— EXERCISE DESCRIPTION —
Retype each line exactly. Skip images.

— SOURCE MATERIAL —

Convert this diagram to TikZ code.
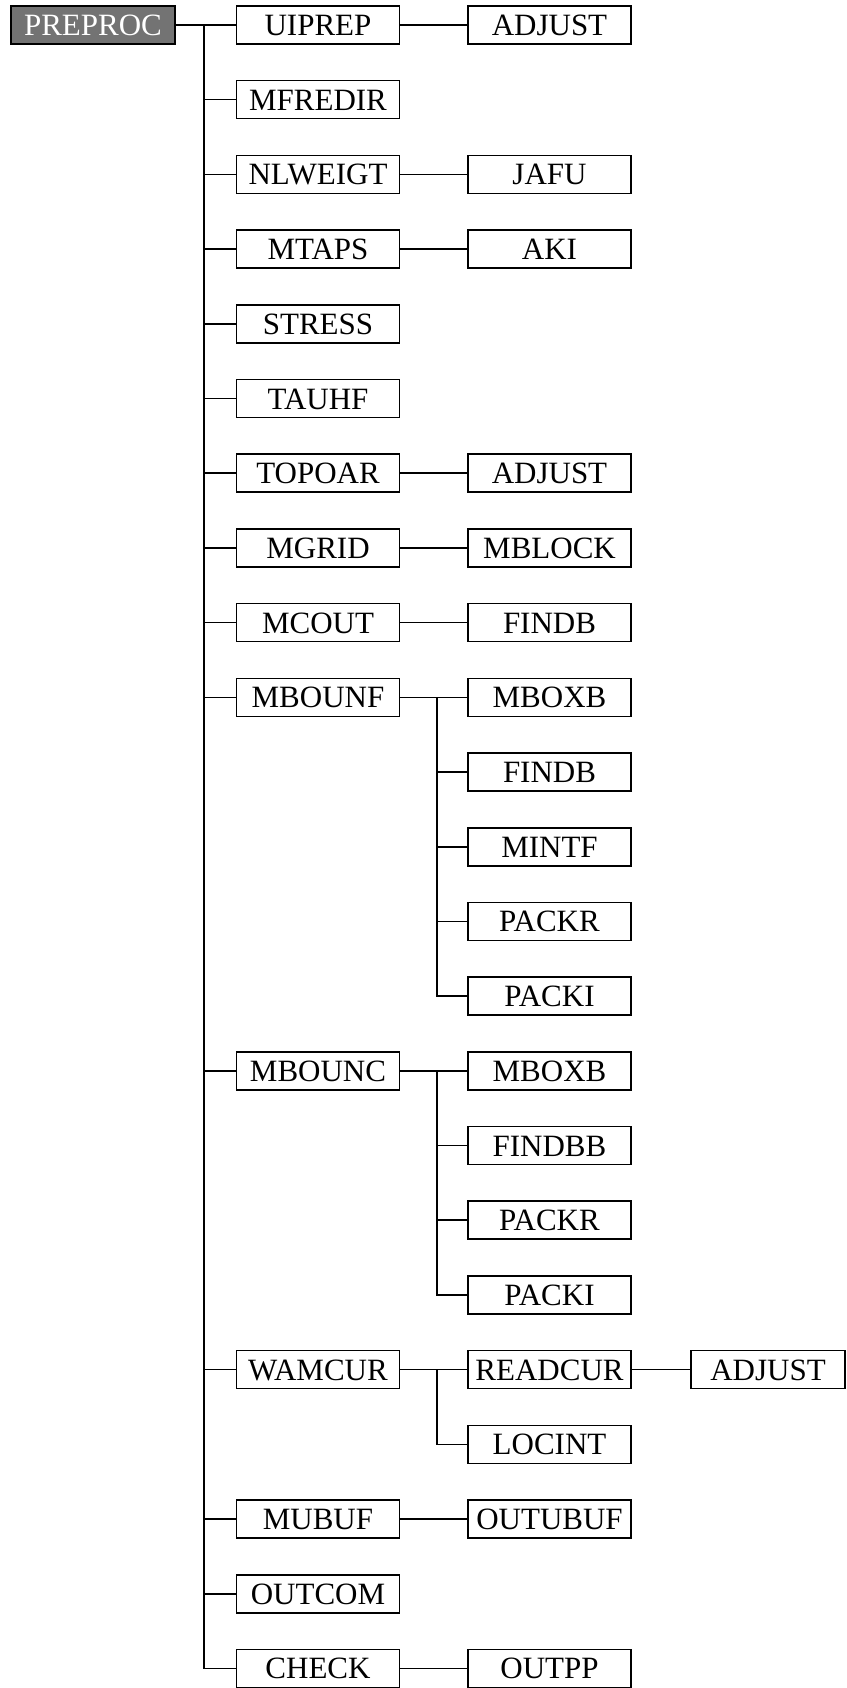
\documentclass[tikz,border=0pt]{standalone}
\usepackage{fontspec}
\setmainfont{Liberation Serif}
\begin{document}
\begin{tikzpicture}[x=1pt,y=-1pt,
  box/.style={draw, line width=1.6pt, fill=white, minimum width=163pt, minimum height=38pt,
    inner sep=0pt, text height=21pt, text depth=0pt, font=\fontsize{31}{31}\selectfont},
  rootbox/.style={box, fill=black!55, text=white},
  conn/.style={line width=1.6pt}]
\useasboundingbox (0,0) rectangle (846,1688);
\def\rs{74.7}
% root
\node[rootbox, minimum width=164pt] (root) at (93,25) {PREPROC};
% column 1
\foreach \n/\t/\i in {a/UIPREP/0, b/MFREDIR/1, c/NLWEIGT/2, d/MTAPS/3, e/STRESS/4, f/TAUHF/5,
  g/TOPOAR/6, h/MGRID/7, k/MCOUT/8, l/MBOUNF/9, m/MBOUNC/14, n/WAMCUR/18, o/MUBUF/20,
  p/OUTCOM/21, q/CHECK/22}{
  \node[box] (\n) at (318, 25+\i*\rs) {\t};
}
% column 2
\foreach \n/\t/\i in {a2/ADJUST/0, c2/JAFU/2, d2/AKI/3, g2/ADJUST/6, h2/MBLOCK/7, k2/FINDB/8,
  l1/MBOXB/9, l2/FINDB/10, l3/MINTF/11, l4/PACKR/12, l5/PACKI/13,
  m1/MBOXB/14, m2/FINDBB/15, m3/PACKR/16, m4/PACKI/17,
  n1/READCUR/18, n2/LOCINT/19, o2/OUTUBUF/20, q2/OUTPP/22}{
  \node[box] (\n) at (549.5, 25+\i*\rs) {\t};
}
% column 3
\node[box, minimum width=154pt] (n1a) at (768, 25+18*\rs) {ADJUST};
% trunk
\coordinate (t0) at (204,25);
\coordinate (tq) at (204,{25+22*\rs});
\draw[conn] (root.east) -- (a.west);
\draw[conn] (t0) -- (tq) -- (q.west);
\foreach \n in {b,c,d,e,f,g,h,k,l,m,n,o,p}{
  \draw[conn] (\n.west) -- (\n.west -| t0);
}
% single children
\foreach \p/\c in {a/a2, c/c2, d/d2, g/g2, h/h2, k/k2, o/o2, q/q2, n1/n1a}{
  \draw[conn] (\p.east) -- (\c.west);
}
% multi children
\coordinate (s) at (437,0);
\draw[conn] (l.east) -- (l1.west);
\draw[conn] (l1.west -| s) -- (l5.west -| s) -- (l5.west);
\foreach \c in {l2,l3,l4}{\draw[conn] (\c.west -| s) -- (\c.west);}
\draw[conn] (m.east) -- (m1.west);
\draw[conn] (m1.west -| s) -- (m4.west -| s) -- (m4.west);
\foreach \c in {m2,m3}{\draw[conn] (\c.west -| s) -- (\c.west);}
\draw[conn] (n.east) -- (n1.west);
\draw[conn] (n1.west -| s) -- (n2.west -| s) -- (n2.west);
\end{tikzpicture}
\end{document}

— ANSWER TO THE EXERCISE —
Convert this diagram to TikZ code.
\documentclass[tikz,border=0pt]{standalone}
\usepackage{fontspec}
\setmainfont{Liberation Serif}
\begin{document}
\begin{tikzpicture}[x=1pt,y=-1pt,
  box/.style={draw, line width=1.6pt, fill=white, minimum width=163pt, minimum height=38pt,
    inner sep=0pt, text height=21pt, text depth=0pt, font=\fontsize{31}{31}\selectfont},
  rootbox/.style={box, fill=black!55, text=white},
  conn/.style={line width=1.6pt}]
\useasboundingbox (0,0) rectangle (846,1688);
\def\rs{74.7}
% root
\node[rootbox, minimum width=164pt] (root) at (93,25) {PREPROC};
% column 1
\foreach \n/\t/\i in {a/UIPREP/0, b/MFREDIR/1, c/NLWEIGT/2, d/MTAPS/3, e/STRESS/4, f/TAUHF/5,
  g/TOPOAR/6, h/MGRID/7, k/MCOUT/8, l/MBOUNF/9, m/MBOUNC/14, n/WAMCUR/18, o/MUBUF/20,
  p/OUTCOM/21, q/CHECK/22}{
  \node[box] (\n) at (318, 25+\i*\rs) {\t};
}
% column 2
\foreach \n/\t/\i in {a2/ADJUST/0, c2/JAFU/2, d2/AKI/3, g2/ADJUST/6, h2/MBLOCK/7, k2/FINDB/8,
  l1/MBOXB/9, l2/FINDB/10, l3/MINTF/11, l4/PACKR/12, l5/PACKI/13,
  m1/MBOXB/14, m2/FINDBB/15, m3/PACKR/16, m4/PACKI/17,
  n1/READCUR/18, n2/LOCINT/19, o2/OUTUBUF/20, q2/OUTPP/22}{
  \node[box] (\n) at (549.5, 25+\i*\rs) {\t};
}
% column 3
\node[box, minimum width=154pt] (n1a) at (768, 25+18*\rs) {ADJUST};
% trunk
\coordinate (t0) at (204,25);
\coordinate (tq) at (204,{25+22*\rs});
\draw[conn] (root.east) -- (a.west);
\draw[conn] (t0) -- (tq) -- (q.west);
\foreach \n in {b,c,d,e,f,g,h,k,l,m,n,o,p}{
  \draw[conn] (\n.west) -- (\n.west -| t0);
}
% single children
\foreach \p/\c in {a/a2, c/c2, d/d2, g/g2, h/h2, k/k2, o/o2, q/q2, n1/n1a}{
  \draw[conn] (\p.east) -- (\c.west);
}
% multi children
\coordinate (s) at (437,0);
\draw[conn] (l.east) -- (l1.west);
\draw[conn] (l1.west -| s) -- (l5.west -| s) -- (l5.west);
\foreach \c in {l2,l3,l4}{\draw[conn] (\c.west -| s) -- (\c.west);}
\draw[conn] (m.east) -- (m1.west);
\draw[conn] (m1.west -| s) -- (m4.west -| s) -- (m4.west);
\foreach \c in {m2,m3}{\draw[conn] (\c.west -| s) -- (\c.west);}
\draw[conn] (n.east) -- (n1.west);
\draw[conn] (n1.west -| s) -- (n2.west -| s) -- (n2.west);
\end{tikzpicture}
\end{document}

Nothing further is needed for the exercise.